→ **Requirement**
Omit any picture, and return the remaining data exactly as written.

>> start Recorded data

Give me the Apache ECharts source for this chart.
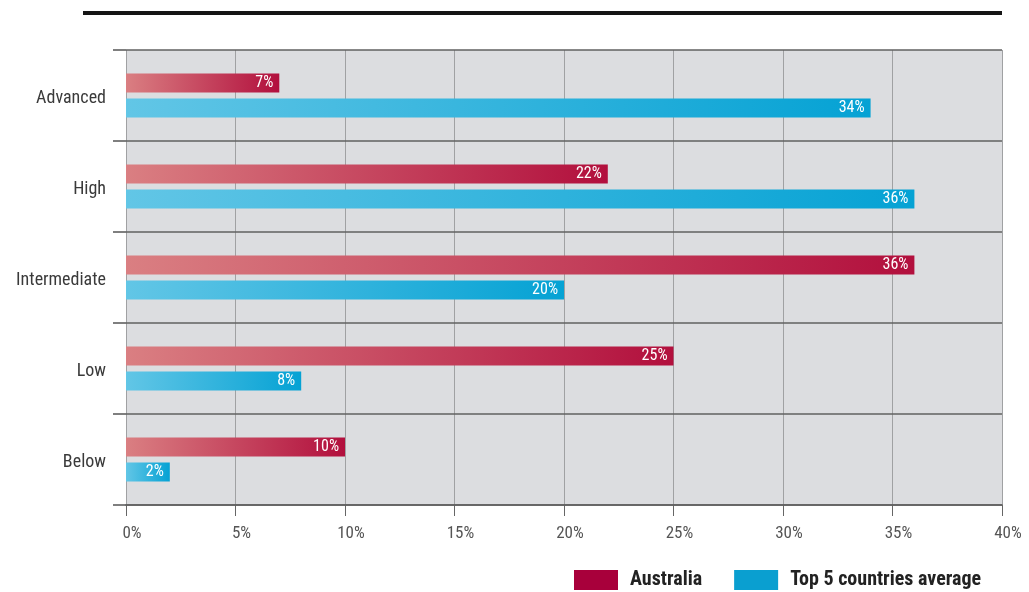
<!DOCTYPE html>
<html>
<head>
<meta charset="utf-8">
<style>
  html, body { margin: 0; padding: 0; background: #ffffff; }
  #chart { width: 1029px; height: 592px; }
</style>
<script src="https://cdn.jsdelivr.net/npm/echarts@6/dist/echarts.min.js"></script>
</head>
<body>
<div id="chart"></div>
<script>
// Proficiency levels, top to bottom
const categories = ['Advanced', 'High', 'Intermediate', 'Low', 'Below'];
// Share of students at each level (%)
const australia = [7, 22, 36, 25, 10];
const top5Average = [34, 36, 20, 8, 2];
const seriesNames = ['Australia', 'Top 5 countries average'];

const narrow = '"Roboto Condensed", "Liberation Sans Narrow", "Arial Narrow", "DejaVu Sans Condensed", sans-serif';

function hGrad(from, to) {
  return new echarts.graphic.LinearGradient(0, 0, 1, 0, [
    { offset: 0, color: from },
    { offset: 1, color: to }
  ]);
}

const chart = echarts.init(document.getElementById('chart'), null, { renderer: 'canvas' });

const barLabel = {
  show: true,
  position: 'insideRight',
  distance: 6,
  color: '#ffffff',
  fontFamily: narrow,
  fontSize: 16,
  formatter: p => p.value + '%'
};

chart.setOption({
  animation: false,
  backgroundColor: '#ffffff',
  graphic: [
    {
      type: 'rect',
      shape: { x: 83, y: 11, width: 919, height: 4 },
      style: { fill: '#151515' }
    }
  ],
  grid: {
    left: 126, right: 27, top: 50, bottom: 87,
    show: true, backgroundColor: '#dcdde0', borderWidth: 0
  },
  legend: {
    left: 574, top: 570, padding: 0,
    itemWidth: 44, itemHeight: 20, itemGap: 32,
    icon: 'rect',
    textStyle: {
      fontFamily: narrow, fontSize: 20, fontWeight: 'bold', color: '#222',
      lineHeight: 20, padding: [0, 0, 0, 7]
    },
    data: [
      { name: seriesNames[0], itemStyle: { color: '#a8003b' } },
      { name: seriesNames[1], itemStyle: { color: '#0a9fd0' } }
    ]
  },
  xAxis: {
    type: 'value',
    min: 0, max: 40, interval: 5,
    axisLine: { show: true, lineStyle: { color: '#555', width: 1.5 } },
    axisTick: { show: true, length: 11, lineStyle: { color: '#666', width: 1 } },
    axisLabel: {
      formatter: '{value}%', color: '#555', fontFamily: narrow, fontSize: 17, margin: 20,
      padding: [0, 0, 0, 12]
    },
    splitLine: { show: true, lineStyle: { color: '#a0a1a3', width: 1 } }
  },
  yAxis: {
    type: 'category',
    inverse: true,
    data: categories,
    axisLine: { show: false },
    axisTick: { show: true, length: 13, lineStyle: { color: '#555', width: 1.5 } },
    axisLabel: {
      margin: 20,
      formatter: v => '{lvl|' + v + '}',
      rich: {
        lvl: {
          color: '#3a3a3a', fontFamily: narrow, fontSize: 18,
          padding: [6, 0, 0, 0]
        }
      }
    },
    splitLine: { show: true, lineStyle: { color: '#606060', width: 1.5 } },
    z: 3
  },
  series: [
    {
      name: seriesNames[0],
      type: 'bar',
      data: australia,
      barWidth: 19,
      barGap: '32%',
      itemStyle: { color: hGrad('#da7f82', '#b20f3d') },
      label: barLabel
    },
    {
      name: seriesNames[1],
      type: 'bar',
      data: top5Average,
      barWidth: 19,
      itemStyle: { color: hGrad('#62c6e6', '#05a2d4') },
      label: barLabel
    }
  ]
});
</script>
</body>
</html>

>> end Recorded data

→ **Response to this task**
Give me the Apache ECharts source for this chart.
<!DOCTYPE html>
<html>
<head>
<meta charset="utf-8">
<style>
  html, body { margin: 0; padding: 0; background: #ffffff; }
  #chart { width: 1029px; height: 592px; }
</style>
<script src="https://cdn.jsdelivr.net/npm/echarts@6/dist/echarts.min.js"></script>
</head>
<body>
<div id="chart"></div>
<script>
// Proficiency levels, top to bottom
const categories = ['Advanced', 'High', 'Intermediate', 'Low', 'Below'];
// Share of students at each level (%)
const australia = [7, 22, 36, 25, 10];
const top5Average = [34, 36, 20, 8, 2];
const seriesNames = ['Australia', 'Top 5 countries average'];

const narrow = '"Roboto Condensed", "Liberation Sans Narrow", "Arial Narrow", "DejaVu Sans Condensed", sans-serif';

function hGrad(from, to) {
  return new echarts.graphic.LinearGradient(0, 0, 1, 0, [
    { offset: 0, color: from },
    { offset: 1, color: to }
  ]);
}

const chart = echarts.init(document.getElementById('chart'), null, { renderer: 'canvas' });

const barLabel = {
  show: true,
  position: 'insideRight',
  distance: 6,
  color: '#ffffff',
  fontFamily: narrow,
  fontSize: 16,
  formatter: p => p.value + '%'
};

chart.setOption({
  animation: false,
  backgroundColor: '#ffffff',
  graphic: [
    {
      type: 'rect',
      shape: { x: 83, y: 11, width: 919, height: 4 },
      style: { fill: '#151515' }
    }
  ],
  grid: {
    left: 126, right: 27, top: 50, bottom: 87,
    show: true, backgroundColor: '#dcdde0', borderWidth: 0
  },
  legend: {
    left: 574, top: 570, padding: 0,
    itemWidth: 44, itemHeight: 20, itemGap: 32,
    icon: 'rect',
    textStyle: {
      fontFamily: narrow, fontSize: 20, fontWeight: 'bold', color: '#222',
      lineHeight: 20, padding: [0, 0, 0, 7]
    },
    data: [
      { name: seriesNames[0], itemStyle: { color: '#a8003b' } },
      { name: seriesNames[1], itemStyle: { color: '#0a9fd0' } }
    ]
  },
  xAxis: {
    type: 'value',
    min: 0, max: 40, interval: 5,
    axisLine: { show: true, lineStyle: { color: '#555', width: 1.5 } },
    axisTick: { show: true, length: 11, lineStyle: { color: '#666', width: 1 } },
    axisLabel: {
      formatter: '{value}%', color: '#555', fontFamily: narrow, fontSize: 17, margin: 20,
      padding: [0, 0, 0, 12]
    },
    splitLine: { show: true, lineStyle: { color: '#a0a1a3', width: 1 } }
  },
  yAxis: {
    type: 'category',
    inverse: true,
    data: categories,
    axisLine: { show: false },
    axisTick: { show: true, length: 13, lineStyle: { color: '#555', width: 1.5 } },
    axisLabel: {
      margin: 20,
      formatter: v => '{lvl|' + v + '}',
      rich: {
        lvl: {
          color: '#3a3a3a', fontFamily: narrow, fontSize: 18,
          padding: [6, 0, 0, 0]
        }
      }
    },
    splitLine: { show: true, lineStyle: { color: '#606060', width: 1.5 } },
    z: 3
  },
  series: [
    {
      name: seriesNames[0],
      type: 'bar',
      data: australia,
      barWidth: 19,
      barGap: '32%',
      itemStyle: { color: hGrad('#da7f82', '#b20f3d') },
      label: barLabel
    },
    {
      name: seriesNames[1],
      type: 'bar',
      data: top5Average,
      barWidth: 19,
      itemStyle: { color: hGrad('#62c6e6', '#05a2d4') },
      label: barLabel
    }
  ]
});
</script>
</body>
</html>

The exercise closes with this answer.